Er lachte und sah dabei jungenhaft aus. »Sie sind kaum mehr Kinder. Sie haben ihr eigenes Leben. Das hier ist mein Leben.« Er legte einen Pfannkuchen auf seinen Teller, löffelte Hoisinsoße und die Moo-shu-Mischung darauf, rollte ihn zusammen und reichte ihn ihr.
»Und mein Leben.«
»Unseres.«
»Du sorgst so gut für mich.« Sie vertilgte die Rolle schnell, während sie zusah, wie er eine für sich bereitete.
»Wir werden es gut haben. Du wirst sehen. Wir werden reisen...«
»Und mein Geschäft?«
»Ich möchte nicht, daß du etwas anders machst, Leslie.«
Sie berührte sein Knie unterm Tisch mit dem nackten Fuß, und er erwischte ihn und hielt ihn fest. »Du bist ein großartiger Mann, Alton.«
»Sandra gibt nächsten Monat eine Einladung. Alle werden dort sein. Wir teilen es dann mit, einverstanden?«
»In Ordnung.« Sie fühlte sich wie in einem Zug, der bergab raste, nach...

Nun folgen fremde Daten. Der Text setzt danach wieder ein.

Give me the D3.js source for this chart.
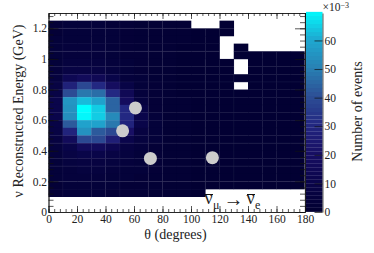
<!DOCTYPE html>
<html>
<head>
<meta charset="utf-8">
<script src="https://cdn.jsdelivr.net/npm/d3@7"></script>
<style>
  html, body { margin: 0; padding: 0; background: #fff; }
  svg { display: block; }
  text { font-family: "Liberation Serif", serif; fill: #222; }
</style>
</head>
<body>
<div id="chart"></div>
<script>
const n = null; // empty bin

// bin lower edges
const thetaBins = [0, 10, 20, 30, 40, 50, 60, 70, 80, 90, 100, 110, 120, 130, 140, 150, 160, 170];
const energyBins = [1.2, 1.15, 1.1, 1.05, 1, 0.95, 0.9, 0.85, 0.8, 0.75, 0.7, 0.65, 0.6, 0.55, 0.5, 0.45, 0.4, 0.35, 0.3, 0.25, 0.2, 0.15, 0.1];

// events per bin, x10^-3, one row per entry of energyBins
const counts = [
  [2, 3, 3, 3, 2, 2, 1, 1, 1, 1, n, n, 0.5, n, n, n, n, n],
  [2, 3, 3, 3, 3, 2, 1.5, 1, 1, 1, 0.5, 0.5, 0.5, n, n, n, n, n],
  [3, 3, 3, 3, 3, 2, 1.5, 1, 1, 1, 0.5, 0.5, n, n, n, n, n, n],
  [3, 4, 4, 4, 3, 2, 1.5, 1, 1, 0.5, 0.5, 0.5, n, 0.5, n, n, n, n],
  [3, 4, 4, 4, 3, 2, 2, 1, 1, 0.5, 0.5, 0.5, n, 0.5, 0.5, 0.5, 0.5, 0.5],
  [3, 5, 5, 5, 4, 3, 2, 1, 1, 0.5, 0.5, 0.5, 0.5, n, 0.5, 0.5, 0.5, 0.5],
  [4, 7, 7, 7, 5, 3, 2, 1, 1, 0.5, 0.5, 0.5, 0.5, n, 0.5, 0.5, 0.5, 0.5],
  [5, 13, 16, 14, 9, 4, 3, 1.5, 1, 0.5, 0.5, 0.5, 0.5, 0.5, 0.5, 0.5, 0.5, 0.5],
  [7, 27, 38, 30, 18, 8, 3, 2, 1, 0.5, 0.5, 0.5, 0.5, n, 0.5, 0.5, 0.5, 0.5],
  [8, 39, 48, 46, 30, 14, 4, 2, 1, 0.5, 0.5, 0.5, 0.5, 0.5, 0.5, 0.5, 0.5, 0.5],
  [10, 55, 62, 58, 44, 17, 5, 2, 1, 1, 0.5, 0.5, 0.5, 0.5, 0.5, 0.5, 0.5, 0.5],
  [10, 54, 70, 64, 44, 30, 8, 2, 1, 1, 0.5, 0.5, 0.5, 0.5, 0.5, 0.5, 0.5, 0.5],
  [10, 53, 69, 64, 52, 30, 10, 3, 1, 1, 0.5, 0.5, 0.5, 0.5, 0.5, 0.5, 0.5, 0.5],
  [8, 42, 58, 58, 48, 28, 9, 3, 1, 1, 0.5, 0.5, 0.5, 0.5, 0.5, 0.5, 0.5, 0.5],
  [7, 28, 54, 42, 38, 20, 6, 3, 1, 1, 0.5, 0.5, 0.5, 0.5, 0.5, 0.5, 0.5, 0.5],
  [6, 16, 38, 38, 26, 10, 5, 3, 1, 1, 0.5, 0.5, 0.5, 0.5, 0.5, 0.5, 0.5, 0.5],
  [5, 9, 16, 16, 12, 6, 4, 2, 1, 1, 0.5, 0.5, 0.5, 0.5, 0.5, 0.5, 0.5, 0.5],
  [4, 7, 9, 9, 7, 5, 3, 2, 1, 1, 0.5, 0.5, 0.5, 0.5, 0.5, 0.5, 0.5, 0.5],
  [3, 5, 6, 6, 5, 4, 3, 2, 1, 1, 0.5, 0.5, 0.5, 0.5, 0.5, 0.5, 0.5, 0.5],
  [3, 4, 5, 5, 4, 3, 3, 2, 1, 1, 0.5, 0.5, 0.5, 0.5, 0.5, 0.5, 0.5, 0.5],
  [3, 4, 4, 4, 3, 3, 2, 1.5, 1, 1, 0.5, 0.5, 0.5, 0.5, 0.5, 0.5, 0.5, 0.5],
  [2, 3, 3, 3, 3, 2, 2, 1.5, 1, 1, 0.5, 0.5, 0.5, 0.5, 0.5, 0.5, 0.5, 0.5],
  [2, 3, 3, 3, 2, 2, 2, 1, 1, 1, 0.5, n, n, n, n, n, n, n]
];

// the four grey points
const pointTheta = [61, 52, 71.5, 115];
const pointEnergy = [0.68, 0.53, 0.35, 0.355];

const thetaTicks = [0, 20, 40, 60, 80, 100, 120, 140, 160, 180];
const energyTicks = [0, 0.2, 0.4, 0.6, 0.8, 1, 1.2];
const colorTicks = [0, 10, 20, 30, 40, 50, 60];

// palette stops
const paletteValues = [0, 10, 20, 30, 40, 50, 60, 70];
const paletteColors = ["#020032", "#0a054b", "#180f64", "#232882", "#2d5096", "#2882b4", "#1eaad2", "#00ffff"];

// faint seams between cells, they show in the original too
const seamTheta = [10, 40, 50, 70, 80, 110, 130];
const seamEnergy = [1.2, 1.05, 0.95, 0.85, 0.45, 0.3, 0.2];

const width = 374;
const height = 253;
const plot = { left: 48.5, right: 305, top: 13, bottom: 212 };
const bar = { left: 306, right: 322.5 };

const svg = d3.select("#chart")
  .append("svg")
  .attr("width", width)
  .attr("height", height);

const xScale = d3.scaleLinear().domain([0, 180]).range([plot.left, plot.right]);
const yScale = d3.scaleLinear().domain([0, 1.3]).range([plot.bottom, plot.top]);
const zScale = d3.scaleLinear().domain([0, 69.6]).range([plot.bottom, plot.top]);
const colorScale = d3.scaleLinear().domain(paletteValues).range(paletteColors).clamp(true);

// Heat cells
const cells = [];
counts.forEach((row, j) => {
  row.forEach((v, i) => {
    if (v !== null) cells.push({ theta: thetaBins[i], energy: energyBins[j], value: v });
  });
});

svg.append("g")
  .selectAll("rect")
  .data(cells)
  .enter()
  .append("rect")
  .attr("x", d => xScale(d.theta))
  .attr("y", d => yScale(d.energy + 0.05))
  .attr("width", d => xScale(d.theta + 10) - xScale(d.theta) + 0.3)
  .attr("height", d => yScale(d.energy) - yScale(d.energy + 0.05) + 0.3)
  .attr("fill", d => colorScale(d.value));

// Seams, kept clear of the empty bins
const seams = svg.append("g").attr("stroke", "#fff").attr("stroke-opacity", 0.06);
seamTheta.forEach(t => {
  seams.append("line")
    .attr("x1", xScale(t)).attr("x2", xScale(t))
    .attr("y1", yScale(t >= 110 ? 1 : 1.25)).attr("y2", yScale(t >= 110 ? 0.15 : 0.1));
});
seamEnergy.forEach(e => {
  seams.append("line")
    .attr("x1", xScale(0)).attr("x2", xScale(e > 1 ? 120 : 180))
    .attr("y1", yScale(e)).attr("y2", yScale(e));
});

// Points
svg.append("g")
  .selectAll("circle")
  .data(pointTheta)
  .enter()
  .append("circle")
  .attr("cx", d => xScale(d))
  .attr("cy", (d, i) => yScale(pointEnergy[i]))
  .attr("r", 6.5)
  .attr("fill", "#cccccc");

// Palette bar
const barSteps = d3.range(0, 69.6, 1.4);
svg.append("g")
  .selectAll("rect")
  .data(barSteps)
  .enter()
  .append("rect")
  .attr("x", bar.left)
  .attr("y", d => zScale(d + 1.4))
  .attr("width", bar.right - bar.left)
  .attr("height", d => zScale(d) - zScale(d + 1.4) + (d < 35 ? -0.1 : 0.2))
  .attr("fill", d => colorScale(d));

svg.append("line")
  .attr("x1", plot.right + 0.3).attr("x2", plot.right + 0.3)
  .attr("y1", plot.top).attr("y2", plot.bottom)
  .attr("stroke", "#bbb").attr("stroke-width", 1.4);

// Axes
function styleAxis(g) {
  g.selectAll("path,line").attr("stroke", "#111").attr("stroke-width", 0.7);
  g.selectAll("text").attr("font-size", 11.5).attr("fill", "#222");
}

const thetaMinor = d3.range(0, 181, 4);
const energyMinor = d3.range(0, 1.3, 0.04);

svg.append("g")
  .attr("transform", `translate(0,${plot.bottom})`)
  .call(d3.axisBottom(xScale).tickValues(thetaMinor).tickSizeInner(-3).tickSizeOuter(0).tickFormat(""))
  .call(styleAxis);
svg.append("g")
  .attr("transform", `translate(0,${plot.bottom})`)
  .call(d3.axisBottom(xScale).tickValues(thetaTicks).tickSizeInner(-6).tickSizeOuter(0).tickPadding(2.5))
  .call(styleAxis);
svg.append("g")
  .attr("transform", `translate(0,${plot.top})`)
  .call(d3.axisTop(xScale).tickValues(thetaMinor).tickSizeInner(-3).tickSizeOuter(0).tickFormat(""))
  .call(styleAxis);
svg.append("g")
  .attr("transform", `translate(0,${plot.top})`)
  .call(d3.axisTop(xScale).tickValues(thetaTicks).tickSizeInner(-6).tickSizeOuter(0).tickFormat(""))
  .call(styleAxis);

svg.append("g")
  .attr("transform", `translate(${plot.left},0)`)
  .call(d3.axisLeft(yScale).tickValues(energyMinor).tickSizeInner(-5).tickSizeOuter(0).tickFormat(""))
  .call(styleAxis);
svg.append("g")
  .attr("transform", `translate(${plot.left},0)`)
  .call(d3.axisLeft(yScale).tickValues(energyTicks).tickSizeInner(-10).tickSizeOuter(0).tickPadding(1.5).tickFormat(d => d))
  .call(styleAxis);
svg.append("g")
  .attr("transform", `translate(${plot.right},0)`)
  .call(d3.axisRight(yScale).tickValues(energyMinor).tickSizeInner(-5).tickSizeOuter(0).tickFormat(""))
  .call(styleAxis);
svg.append("g")
  .attr("transform", `translate(${plot.right},0)`)
  .call(d3.axisRight(yScale).tickValues(energyTicks).tickSizeInner(-10).tickSizeOuter(0).tickFormat(""))
  .call(styleAxis);

svg.append("g")
  .attr("transform", `translate(${bar.right},0)`)
  .call(d3.axisRight(zScale).tickValues(colorTicks).tickSizeInner(-8).tickSizeOuter(0).tickPadding(2))
  .call(styleAxis);

// Titles
svg.append("text")
  .attr("x", 175.5)
  .attr("y", 239)
  .attr("text-anchor", "middle")
  .style("font-size", "14px")
  .text("θ (degrees)");

svg.append("text")
  .attr("transform", "rotate(-90)")
  .attr("x", -111)
  .attr("y", 23)
  .attr("text-anchor", "middle")
  .style("font-size", "14px")
  .text("ν Reconstructed Energy (GeV)");

svg.append("text")
  .attr("transform", "rotate(-90)")
  .attr("x", -111.5)
  .attr("y", 362)
  .attr("text-anchor", "middle")
  .style("font-size", "14px")
  .text("Number of events");

const expo = svg.append("text")
  .attr("x", 322.5)
  .attr("y", 11)
  .style("font-size", "11.5px")
  .text("×10");
expo.append("tspan")
  .attr("dy", -3.5)
  .style("font-size", "8px")
  .text("−3");

// Channel label
const label = svg.append("g");
label.append("text").attr("x", 204.5).attr("y", 204).style("font-size", "18px").text("ν");
label.append("text").attr("x", 213).attr("y", 209).style("font-size", "12px").text("μ");
label.append("text").attr("x", 223.5).attr("y", 205.5).style("font-size", "20px").text("→");
label.append("text").attr("x", 246.5).attr("y", 204).style("font-size", "18px").text("ν");
label.append("text").attr("x", 255).attr("y", 209).style("font-size", "12px").text("e");
label.selectAll("line")
  .data([205, 247])
  .enter()
  .append("line")
  .attr("x1", d => d)
  .attr("x2", d => d + 8)
  .attr("y1", 194.5)
  .attr("y2", 194.5)
  .attr("stroke", "#111");
</script>
</body>
</html>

»Du siehst nicht aus, als wäre alles in Ordnung.«
»Es geht nicht um uns. Ich mache mir Sorgen wegen Mark, Smith’ Jungen. Das heißt, er ist wohl kein Junge mehr. Er hatte sein Coming-out — sagte, daß er schwul ist — und hat sich in Smitty umgetauft. Und das ist noch der gute Teil. Er könnte in diese Morde verwickelt sein...«
»Woher weißt du, daß er schwul ist?«
»Er hat es mir gesagt. Er versteckt es nicht.«
»Weiß Xenia Bescheid?«
Sie nickte.
»Der arme Junge.«
»Smith hält es für ein Virus. Sie will ihn zu einer Therapie schicken.«
Alton lächelte und schüttelte den Kopf. »Eine seltsame Frau, deine Partnerin. Was bringt dich auf den Gedanken, er könnte... in diese Morde verwickelt sein?«
Sie seufzte. »Laß mein Wort genug sein. Übrigens amüsiert sich Twoey prächtig.«
»Twoey?«
»Ach, du meine Güte, Alton. Du weißt es ja gar nicht. Du warst schon weg, als alles passiert ist. Twoey ist jetzt einer der Produzenten von Hotshot, Mort brauchte Geld, und Twoey wollte sich aufs Eis wagen, also habe ich die beiden zusammengebracht. Es ist eine Feuerprobe, aber er genießt es.«
»Er wollte schon immer ans Theater, um Stücke zu produzieren. Er ist nur wegen seines Vaters an die Wall Street gegangen. Ich hätte ihn Vorjahren bei ATPAM unterbringen können, aber sein Vater wäre davon nicht erbaut gewesen.«
»ATPAM? Die Gewerkschaft der Presseagenten und Manager?«
»Ja. Ich kannte einen der Topleute dort. Wir hatten in einigen Vermittlungsgremien mit Ted Kheel zusammengearbeitet.«
Wetzon legte die Gabel hin. Sie fühlte sich ein wenig schwindlig. Hatte Alton gerade gesagt, er kannte jemanden bei ATPAM? »Wen hast du dort gekannt?«
»Er lebt nicht mehr. Er ist ein paar Jahre vor Tessa gestorben.« Altons Blick wurde vage.
Wetzon wartete. Geduld gehörte nicht zu ihren starken Seiten. Aber sie kannte sowieso die Antwort auf ihre Frage. Altons Kontaktmann bei ATPAM war Lenny Kaufer gewesen.